As informed by the Brazilian Minister of Mines and Energy, Alexandre Silveira, the 15th Ministerial Meeting of CEM and the 9th Ministerial Meeting of Mission Innovation will be held in the Brazilian city of Foz do Iguaçu in September 2024, back-to-back with the G20 Energy Transition Ministerial Meeting (ETMM) and with support from Itaipu Binacional, a binational entity equally owned by Brazil and Paraguay that focuses on clean and renewable energy.

The country also decided to become an official member of the workstreams Transforming Solar, lead by Germany and IRENA, and Industrial Deep Decarbonisation Initiative (IDDI), co-led by the UK and India.

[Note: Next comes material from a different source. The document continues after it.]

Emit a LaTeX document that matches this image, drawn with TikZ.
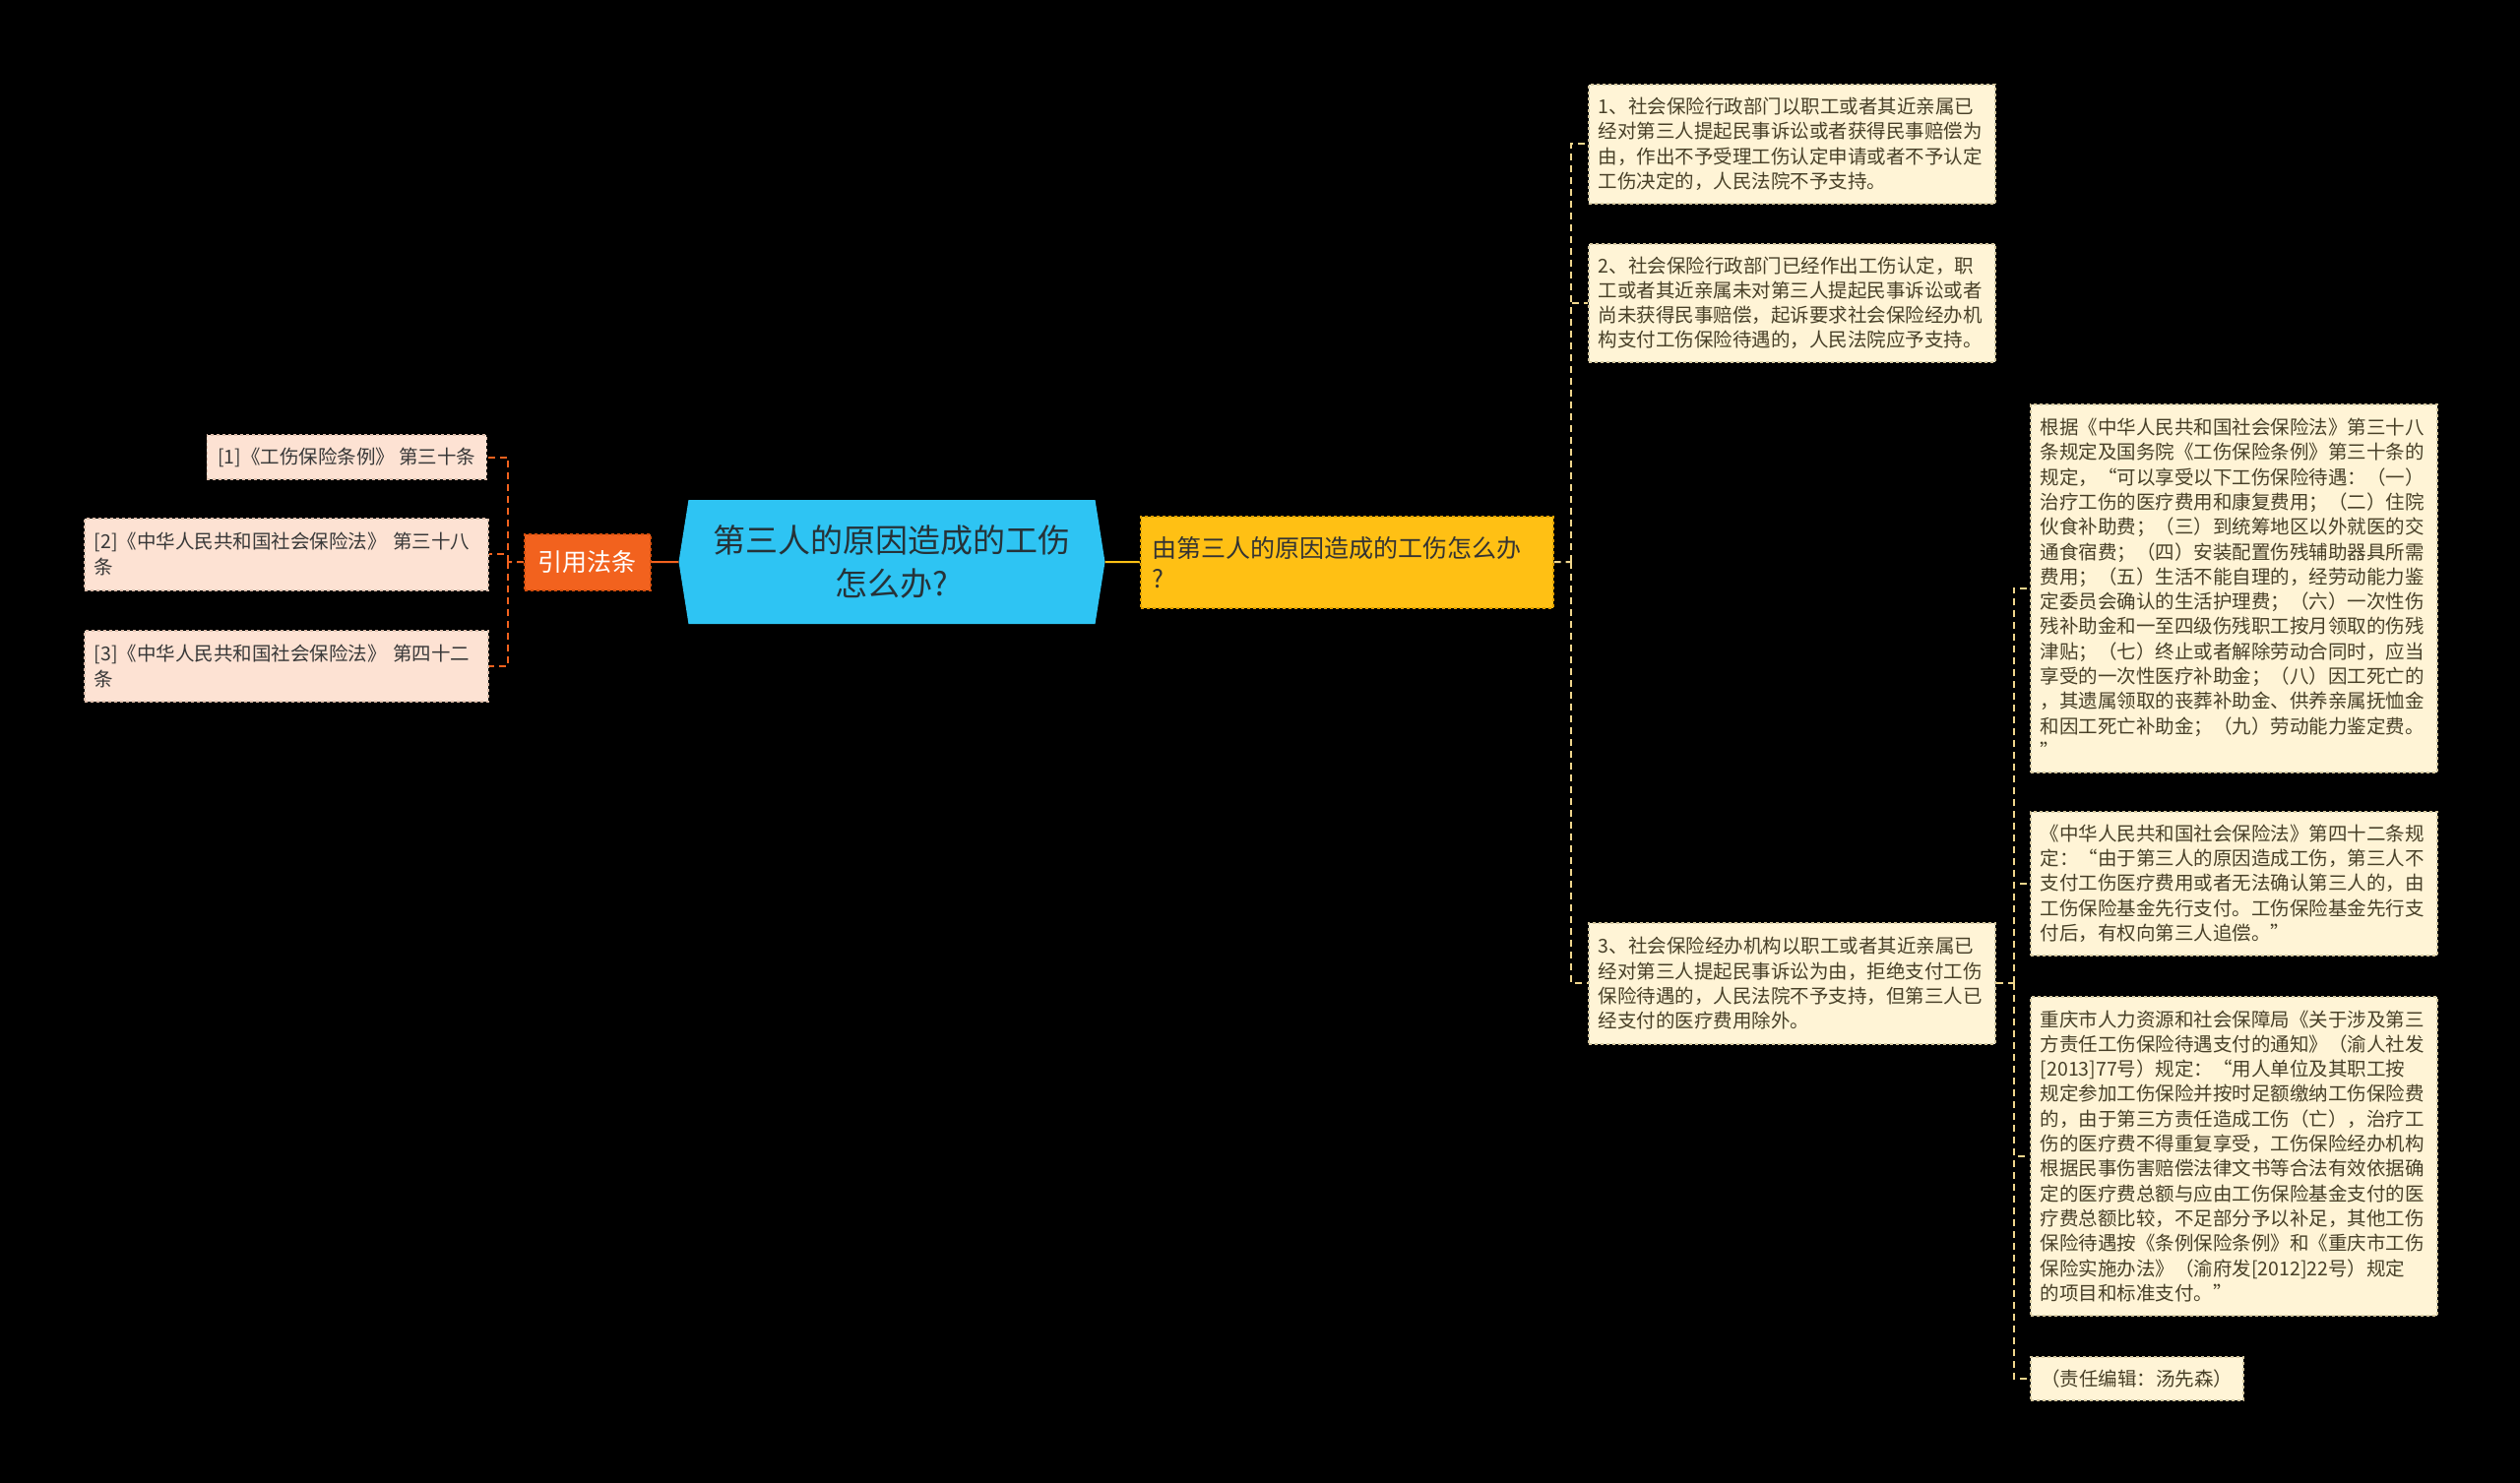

The CEM Hubs initiative comes under CEM which will formalize a work program in the first quarter of 2024 alongside the International Chamber of Shipping (ICS) and the International Association of Ports and Harbors (IAPH), with supporting organizations International Renewable Energy Agency (IRENA), Global Maritime Centre for Decarbonisation (GMCD) and other industry partners.

“The CEM Hubs workstreams will establish how the energy hubs will get funded, to de-risk investments for infrastructure to get built, how safety will be addressed and how these new hubs could operate as a network rather than a series of bilateral export-import trade lanes,” Stuart Neil, ICS’s Strategy and Communications Director, said.